1. Choose a quiet week
Avoid anything that will throw your child's routine out. It's no good starting a new sleep routine on a Wednesday, and then going away for the weekend a few days later. You need a clear week of being at home without any major upheavals-no visitors and no late nights, so you can focus all your energy on him.
2. Stay low-key
Start your wind-down from the time your toddler has tea. Make sure there's no rough and tumble when Dad gets home, and switch off the TV. Aim to make this time as boring as possible. Have a set bedtime - around 7pm is good, then you can have time with your partner later. Give your toddler a quiet bath. Add a few drops of soothing lavender essential oil to calm him even more.
3. Dim the lights
Set your scene in advance. Bright lights won't help him settle, so turn down the dimmers in the bathroom and bedroom or use a soft lamp. You're now ready for a cuddle and a story.
4. No chatting
Don't be tempted to have a heart-to-heart as you sit by the bedside. Just put him into bed and say: It's bedtime now, it's time to go to sleep.'
5. Don't linger
Once your child is in bed, you have two choices. If he's okay about you going downstairs, say: I'm now going downstairs to have my dinner.' Go straight away and don't be tempted to linger.
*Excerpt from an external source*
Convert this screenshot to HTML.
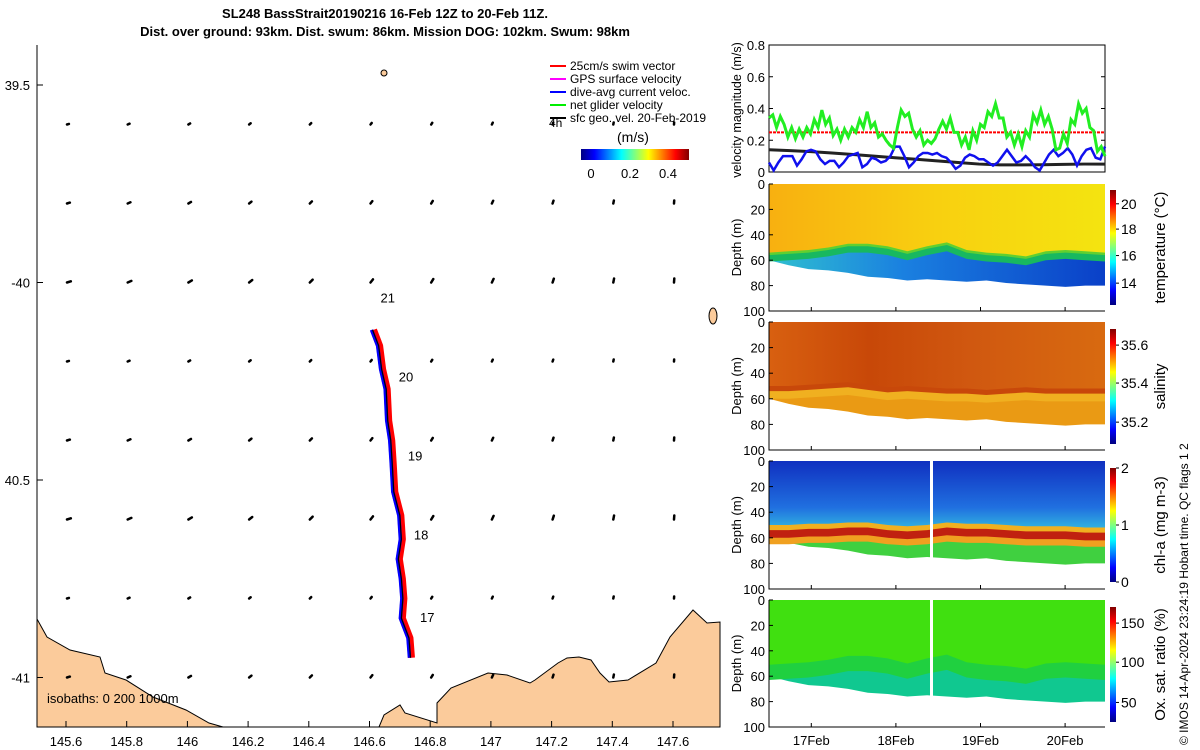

If your child is clingy, say: I'll sit on the floor beside the bed while you fall asleep.' Each night, sit a little further away from the bed. When he starts to snooze, sneak out. Within four nights you should be sitting next to the door.
6. Stay in control
If your toddler comes downstairs or has hysterics once you've gone downstairs, lead him back to his room. Don't talk and don't give any eye contact. You might feel as if you're giving in by having to sit back by his bed, but you're still controlling the situation.
7. Lead him back
Never let your toddler slip into your bed in the middle of the night - you're simply rewarding him for waking up. Instead, say: Come on, back to bed, it's sleep time now,' and then lead him back to his own bed.
8. Be firm
Don't be tempted to let your toddler back into your bed if he has a nightmare or if he isn't feeling very well - you must stick to your guns. Comfort him in his own bed, but not in yours. Illness may well put back any progress you've made, but stay firm.
9. Start praising
Buy a star chart and award a star for every night he stays in his own bed. After five stars, give your child a gold star and a small treat. It doesn't have to be expensive - even a short trip out with Mummy will count. Give plenty of praise and be prepared to go over the top. As soon as he has a good night's sleep, say: What a clever boy you've been!'
10. Keep your temper
It can be tough, but keep your temper! No matter how you feel inside, be as calm but firm as possible. There's no point in shouting at a child to go back to sleep. Let your voice and mood match the dimmed lighting and wind-down period. Stay positive and tell yourself you will succeed!